Similarly, a higher budget allocation can keep the popular content on your site fresh, while preventing the older ones from becoming stale.
This raises an essential question:
Does Google Have an Ideal Crawl Budget?
It all began on a Reddit thread when an SEO asked whether the Googlebot has an ideal percentage of pages that should crawl daily.
Here’s the full question:
“While everyone talks about the crawl budget, I haven’t found a specific cutoff or a range for this. Like what should be the minimum percentage of pages out of total (or total changes made every day) should be crawled by GoogleBot every day to keep the content fresh?”
The SEO admitted that static/variable content on a website could lead to variations. But, he or she wanted to know how to benchmark the crawl budget.

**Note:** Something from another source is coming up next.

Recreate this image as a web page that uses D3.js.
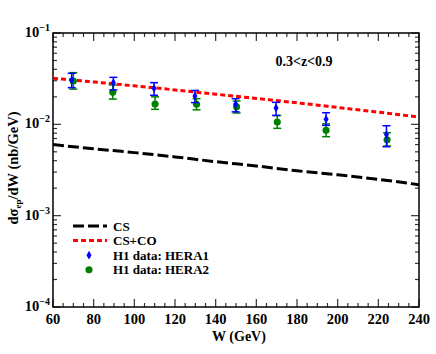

In response to the question, Mueller wrote: “There’s no number.” In other words, you don’t have to aim for an ideal number when trying to boost your website’s crawl budget.
Of course, that’s not to say that there’s no benefit to improving your crawl budget. One of the best ways to do this is to limit the number of low-value-add URLs on your website.
Here are other best practices to help maximize the number of pages that Googlebot crawls:
- Improving your site’s page speed
- Using internal links
- Using a flat website architecture
- Avoiding pages that have no internal or external links
- Limiting duplicate content
Also, site owners should monitor the crawl errors report in Search Console, and keep the server errors as low as possible.